Thread: System Bid Out
View Single Post
Old 09-16-2012 | 05:55 AM
  #201  
Lerxst's Avatar
Lerxst
Line Holder
 
Joined: Mar 2012
Posts: 735
Likes: 0
From: B787 CA - SFO
Default

UA only had 15 more airframes and very similar block hours on the merger date. The other main factor in ALPA merger policy that seems to be overlooked here is category and status of which the furloughees have neither.

As to the previous comments about who brought cash to the table, or who had the larger cash balance, remember that this was a cashless transaction where both stockholders were granted new shares in the new company with the Cal investors being credited a premium with 1.05/1 ratio.

UA also had "cash" that it drummed up in the summer of 09 by issuing a note against their last piece of un encumbered property (spare parts) for a steep 17.5% rate.

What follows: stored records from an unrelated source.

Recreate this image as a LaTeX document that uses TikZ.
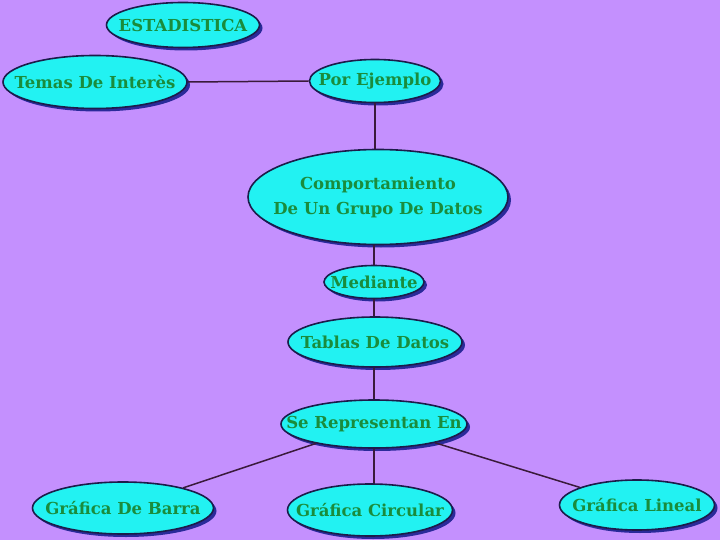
\documentclass[tikz,border=0pt]{standalone}
\usepackage{fontspec}
\setmainfont{DejaVu Serif}
\usetikzlibrary{shapes.geometric,shadows}
\definecolor{bg}{HTML}{C490FE}
\definecolor{cyanfill}{HTML}{22F2F2}
\definecolor{edge}{HTML}{1C1C4A}
\definecolor{shadowc}{HTML}{2A2A9A}
\definecolor{txt}{HTML}{1A8C3C}
\definecolor{conn}{HTML}{3A1A3A}
\tikzset{
  bubble/.style={ellipse, draw=edge, line width=1.6pt, fill=cyanfill, inner sep=0pt,
    drop shadow={shadow xshift=3pt, shadow yshift=-3pt, fill=shadowc, opacity=1}},
  lab/.style={text=txt, font=\bfseries\fontsize{16.5}{20}\selectfont, align=center, inner sep=0pt},
  conn/.style={draw=conn, line width=1.5pt}
}
\begin{document}
\begin{tikzpicture}[x=1pt,y=-1pt]
\fill[bg] (0,0) rectangle (720,540);
\useasboundingbox (0,0) rectangle (720,540);
\node[bubble, minimum width=153pt, minimum height=45pt, label={[lab]center:ESTADISTICA}] (est) at (183,25) {};
\node[bubble, minimum width=184pt, minimum height=53pt, label={[lab]center:Temas De Interès}] (temas) at (95,82) {};
\node[bubble, minimum width=131pt, minimum height=43pt, label={[lab]center:Por Ejemplo}] (por) at (375,81) {};
\node[bubble, minimum width=260pt, minimum height=95pt, label={[lab]center:{Comportamiento\\[5pt]De Un Grupo De Datos}}] (comp) at (378,197) {};
\node[bubble, minimum width=100pt, minimum height=33pt, label={[lab]center:Mediante}] (med) at (374,282) {};
\node[bubble, minimum width=174pt, minimum height=50pt, label={[lab]center:Tablas De Datos}] (tab) at (375,342) {};
\node[bubble, minimum width=186pt, minimum height=48pt, label={[lab]center:Se Representan En}] (se) at (374,424) {};
\node[bubble, minimum width=181pt, minimum height=52pt, label={[lab]center:Gráfica De Barra}] (barra) at (123,508) {};
\node[bubble, minimum width=165pt, minimum height=52pt, label={[lab]center:Gráfica Circular}] (circ) at (370,510) {};
\node[bubble, minimum width=155pt, minimum height=50pt, label={[lab]center:Gráfica Lineal}] (lin) at (637,505) {};
\draw[conn] (temas.east) -- (por.west);
\draw[conn] (por.south) -- (por.south |- comp.north);
\draw[conn] (med.north |- comp.south) -- (med.north);
\draw[conn] (med.south) -- (med.south |- tab.north);
\draw[conn] (se.north |- tab.south) -- (se.north);
\draw[conn] (se) -- (barra);
\draw[conn] (se.south) -- (se.south |- circ.north);
\draw[conn] (se) -- (lin);
\end{tikzpicture}
\end{document}
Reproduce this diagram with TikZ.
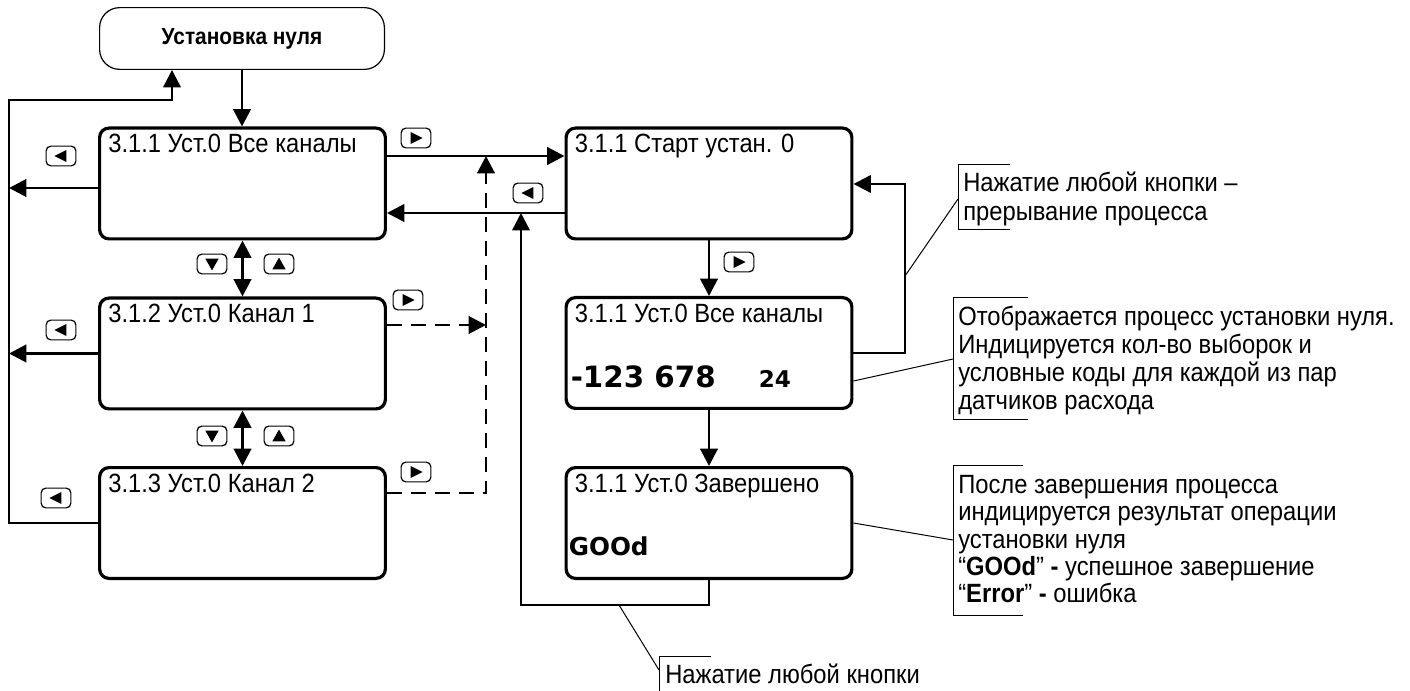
\documentclass[tikz,border=0pt]{standalone}
\usepackage{fontspec}
\setmainfont{Liberation Sans}[FakeStretch=0.9]
\newfontfamily\numfont{DejaVu Sans}
\usetikzlibrary{arrows.meta,calc}
\newcommand{\tfont}{\fontsize{19.8pt}{21pt}\selectfont}
\begin{document}
\begin{tikzpicture}[x=0.75pt,y=-0.75pt,
  >={Triangle[length=13pt,width=13pt]},
  con/.style={line width=2.2pt},
  loopl/.style={line width=1.7pt},
  dsh/.style={line width=2.2pt, dash pattern=on 11pt off 7pt},
  thinl/.style={line width=0.75pt},
  scr/.style={draw, line width=2.4pt, rounded corners=7pt, minimum width=214.3pt, minimum height=83.1pt, inner sep=0pt},
  topbox/.style={draw, line width=0.9pt, rounded corners=15pt, minimum width=213.6pt, minimum height=46.3pt, inner sep=0pt, font=\fontsize{17.4pt}{19pt}\selectfont\bfseries},
  ttl/.style={anchor=base west, inner sep=0pt, font=\tfont},
  note/.style={anchor=base west, inner sep=0pt, font=\tfont},
  btn/.style={draw, line width=0.9pt, rounded corners=3.5pt, minimum width=22.3pt, minimum height=14.8pt, inner sep=0pt},
  bR/.style={btn, path picture={\fill[sharp corners, shift={(path picture bounding box.center)}] (-4pt,-4.5pt) -- (5pt,0pt) -- (-4pt,4.5pt) -- cycle;}},
  bL/.style={btn, path picture={\fill[sharp corners, shift={(path picture bounding box.center)}] (4pt,-4.5pt) -- (-5pt,0pt) -- (4pt,4.5pt) -- cycle;}},
  bD/.style={btn, path picture={\fill[sharp corners, shift={(path picture bounding box.center)}] (-5pt,4pt) -- (5pt,4pt) -- (0pt,-4.8pt) -- cycle;}},
  bU/.style={btn, path picture={\fill[sharp corners, shift={(path picture bounding box.center)}] (-5pt,-4pt) -- (5pt,-4pt) -- (0pt,4.8pt) -- cycle;}}
]
\useasboundingbox (0,0) rectangle (1410,691);

% top node
\node[topbox] (T) at (242,38.5) {Установка нуля};

% screens
\node[scr] (A) at (242.5,183.5) {};
\node[scr] (B) at (242.5,353.5) {};
\node[scr] (C) at (242.5,523) {};
\node[scr] (D) at (709,183.5) {};
\node[scr] (E) at (709,353) {};
\node[scr] (F) at (709,523) {};

\node[ttl] (At) at ($(A.north west)+(10,26)$) {3.1.1 Уст.0 Все каналы};
\node[ttl] (Bt) at ($(B.north west)+(10,26)$) {3.1.2 Уст.0 Канал 1};
\node[ttl] (Ct) at ($(C.north west)+(10,26)$) {3.1.3 Уст.0 Канал 2};
\node[ttl] (Dt) at ($(D.north west)+(10,26.5)$) {3.1.1 Старт устан. 0};
\node[ttl] (Et) at ($(E.north west)+(10,26.5)$) {3.1.1 Уст.0 Все каналы};
\node[ttl] (Ft) at ($(F.north west)+(10,26.5)$) {3.1.1 Уст.0 Завершено};
\node[anchor=base west, inner sep=0pt, font=\numfont\bfseries\fontsize{22pt}{24pt}\selectfont] (En) at ($(E.north west)+(6,92)$) {-123 678};
\node[anchor=base west, inner sep=0pt, font=\numfont\bfseries\fontsize{17.3pt}{20pt}\selectfont] (Ec) at ($(E.north west)+(194,92)$) {24};
\node[anchor=base west, inner sep=0pt, font=\numfont\bfseries\fontsize{18.5pt}{21pt}\selectfont] (Fg) at ($(F.north west)+(4,89)$) {GOOd};

% buttons
\node[bL] (bA) at (61,156) {};
\node[bL] (bB) at (61,330) {};
\node[bL] (bC) at (56,498) {};
\node[bD] (dn1) at (212,264) {};
\node[bU] (up1) at (279,264) {};
\node[bD] (dn2) at (212,436) {};
\node[bU] (up2) at (279,436) {};
\node[bR] (rA) at (416,138) {};
\node[bL] (lD) at (528,193) {};
\node[bR] (rB) at (408,300) {};
\node[bR] (rC) at (416,472) {};
\node[bR] (rD) at (739,262) {};

% helper coordinates
\coordinate (L) at (9,100);
\coordinate (V) at (486,156);
\coordinate (R) at (521,605);
\coordinate (Q) at (905,353);

% connectors, left part
\draw[con,->] (T.south) -- (T.south |- A.north);
\draw[loopl,->] (C.west) -- (C.west -| L) -- (L) -- (172,100) -- (172,0 |- T.south);
\draw[con,->] (A.west |- 0,188) -- (L |- 0,188);
\draw[con,->] (B.west) -- (B.west -| L);
\draw[con,<->] (A.south) -- (B.north);
\draw[con,<->] (B.south) -- (C.north);

% connectors, middle
\draw[con,->] (A.east |- 0,156) -- (D.west |- 0,156);
\draw[con,->] (D.west |- 0,213) -- (A.east |- 0,213);
\draw[dsh,->] (C.east |- 0,493) -- (V |- 0,493) -- (V);
\draw[dsh,->] (B.east |- 0,325) -- (V |- 0,325);
\draw[loopl,->] (F.south) -- (F.south |- R) -- (R) -- (R |- 0,213);

% connectors, right part
\draw[con,->] (D.south) -- (E.north);
\draw[con,->] (E.south) -- (F.north);
\draw[loopl,->] (E.east) -- (Q) -- (Q |- 0,184) -- (D.east |- 0,184);

% annotation 1
\draw[thinl] (1010,165) -- (958,165) -- (958,230) -- (1010,230);
\draw[thinl] (Q |- 0,276) -- (958,199);
\node[note] (n1) at (963,191.5) {\parbox[t]{400pt}{\raggedright\tfont\baselineskip=21.5pt Нажатие любой кнопки –\\прерывание процесса}};

% annotation 2
\draw[thinl] (1028,298) -- (953,298) -- (953,420) -- (1028,420);
\draw[thinl] (E.east |- 0,381) -- (953,359);
\node[note] (n2) at (958,325.5) {\parbox[t]{400pt}{\raggedright\tfont\baselineskip=21pt Отображается процесс установки нуля.\\Индицируется кол-во выборок и\\условные коды для каждой из пар\\датчиков расхода}};

% annotation 3
\draw[thinl] (1023,465) -- (953,465) -- (953,615) -- (1023,615);
\draw[thinl] (F.east |- 0,523) -- (953,540);
\node[note] (n3) at (958,493.5) {\parbox[t]{400pt}{\raggedright\tfont\baselineskip=20.5pt После завершения процесса\\индицируется результат операции\\установки нуля\\“\textbf{GOOd}” \textbf{-} успешное завершение\\“\textbf{Error}” \textbf{-} ошибка}};

% annotation 4
\draw[thinl] (711,656) -- (659,656) -- (659,691);
\draw[thinl] (619,0 |- R) -- (659,670);
\node[note] (n4) at (665,683) {Нажатие любой кнопки};
\end{tikzpicture}
\end{document}
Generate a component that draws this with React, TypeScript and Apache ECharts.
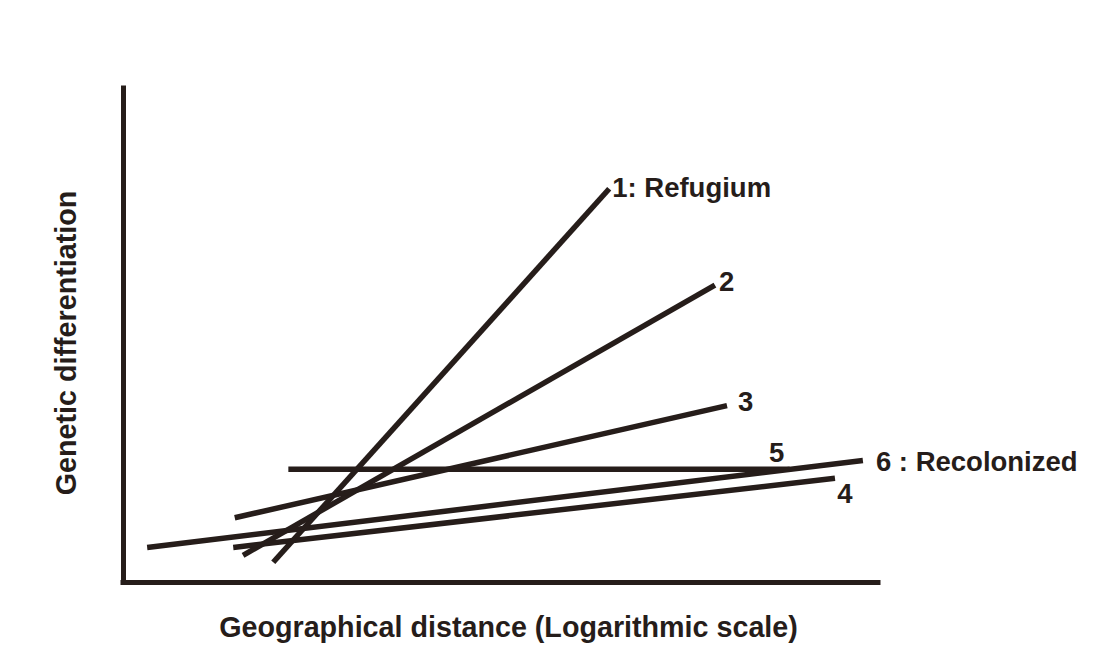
import React, { useEffect, useRef } from "react";
import * as echarts from "echarts";

// Each line: start point and end point in data units (x: 0-100, y: 0-100)
const lineNames = ["1: Refugium", "2", "3", "5", "6 : Recolonized", "4"];
const startX = [19.9, 15.9, 14.8, 21.9, 3.2, 14.6];
const startY = [4.0, 5.4, 13.0, 22.8, 7.0, 7.0];
const endX = [64.4, 78.4, 80.0, 88.3, 98.0, 94.3];
const endY = [79.6, 60.1, 35.7, 22.8, 24.6, 21.0];

const xTitle = "Geographical distance (Logarithmic scale)";
const yTitle = "Genetic differentiation";

const INK = "#261d1a";
const FONT = "'Liberation Sans', Arial, Helvetica, sans-serif";
const LABEL_FS = 27.5;
const TITLE_FS = 28.7;

// label placement per line (style only)
const labelStyles: any[] = [
  { position: "right", distance: 3, offset: [0, -1] },
  { position: "right", distance: 4, offset: [0, -4] },
  { position: "right", distance: 11, offset: [0, -4] },
  { position: "top", distance: 3, offset: [-13, 0] },
  { position: "right", distance: 13, offset: [0, 1] },
  { position: "bottom", distance: 1, offset: [10, 0] },
];

export default function App() {
  const ref = useRef<HTMLDivElement>(null);
  useEffect(() => {
    if (!ref.current) return;
    const chart = echarts.init(ref.current, null, { renderer: "svg" });
    const series = lineNames.map((name, i) => ({
      type: "line",
      name,
      symbol: "circle",
      symbolSize: 0,
      silent: true,
      lineStyle: { color: INK, width: 5.5, cap: "butt" },
      itemStyle: { color: INK },
      data: [
        { value: [startX[i], startY[i]] },
        {
          value: [endX[i], endY[i]],
          label: {
            show: true,
            formatter: name,
            color: INK,
            fontFamily: FONT,
            fontWeight: "bold",
            fontSize: LABEL_FS,
            ...labelStyles[i],
          },
        },
      ],
    }));
    chart.setOption({
      animation: false,
      backgroundColor: "#ffffff",
      grid: { left: 123, right: 231, top: 88, bottom: 59, containLabel: false },
      xAxis: {
        type: "value",
        min: 0,
        max: 100,
        name: xTitle,
        nameLocation: "middle",
        nameGap: 30,
        nameTextStyle: { color: INK, fontFamily: FONT, fontWeight: "bold", fontSize: TITLE_FS, padding: [0, 0, 0, 16] },
        axisLine: { show: true, onZero: false, lineStyle: { color: INK, width: 5, cap: "square" } },
        axisTick: { show: false },
        axisLabel: { show: false },
        splitLine: { show: false },
      },
      yAxis: {
        type: "value",
        min: 0,
        max: 100,
        name: yTitle,
        nameLocation: "middle",
        nameGap: 43,
        nameRotate: 90,
        nameTextStyle: { color: INK, fontFamily: FONT, fontWeight: "bold", fontSize: TITLE_FS, padding: [0, 16, 0, 0] },
        axisLine: { show: true, onZero: false, lineStyle: { color: INK, width: 5, cap: "square" } },
        axisTick: { show: false },
        axisLabel: { show: false },
        splitLine: { show: false },
      },
      series,
    });
    return () => chart.dispose();
  }, []);
  return (
    <div
      ref={ref}
      style={{ position: "fixed", left: 0, top: 0, width: 1109, height: 646 }}
    />
  );
}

So yes, UA brought some cash in the same way as if one goes out and gets cash out against their house or credit cards and puts it in their bank account. For a company just 2 years out of bankruptcy, UA should have had a much stronger and less encumbered balance sheet, a fact lamented by Tilton in the DOJ hearings (funny how only Smisek's comments get posted) when he said that the capital markets were being closed off to UA and that they needed this merger to continue to access capital.